It doesn't really matter how I feel about it--about the war, about her going. The Marine Corps doesn't check with parents about these things. No permission is asked or given. Marines are independent adults, even the youngest ones. And my feelings about the war don't really matter any more. Now that Amy, my youngest daughter, my baby princess is a Marine, I don't talk about war much. Instead, I do all that I can to support her. This child of mine, cheerleader, volleyball player, homecoming princess and prom queen will deploy to serve in that war--heading off to Iraq next March. It is what she is trained to do--to serve, to protect; her life is on the line willingly. This is the path she has chosen.
Amy was always the child who felt she had something to prove. The youngest of three, with successful older sister and brother, she has not one but two hard acts to follow. And so, Amy chose a different path for herself, uniquely her own. A radio operator, she works hard, usually repairing the communication systems on humvees. She may get her humvee license, allowing her to drive those vehicles of war that she now repairs, putting herself more firmly, perhaps, into harm's way.
I'm proud of Amy and all that she has experienced and accomplished. She meets each challenge with courage and grit. She overcomes obstacles, physical and emotional. She is fit and strong: trained to fight and trained to survive. She feels ready. Would that I felt as ready as she does.

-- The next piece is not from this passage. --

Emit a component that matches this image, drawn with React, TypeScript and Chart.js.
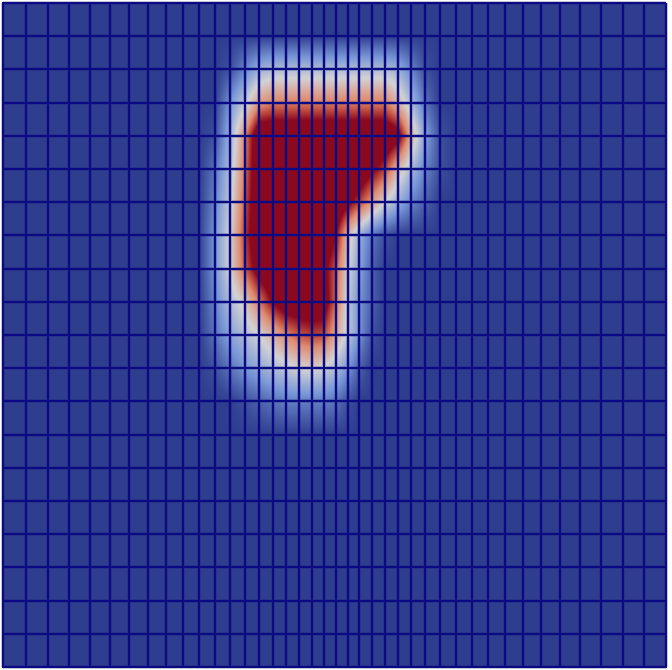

The good new is this: before Iraq, she will fly home for pre-deployment leave. I will be able tell her all these things as we shop and go to lunch, doing all of the things that we enjoy doing together. I look forward to seeing her and hugging her in person, not just through our Facebook connection. It will be good, but like all of life, much to short. And then off she'll go again, carrying her own hopes and dreams along with my love and prayers for her happiness and safe return. My princess warrior, my hero, please remember: there's no place like home. We'll be waiting.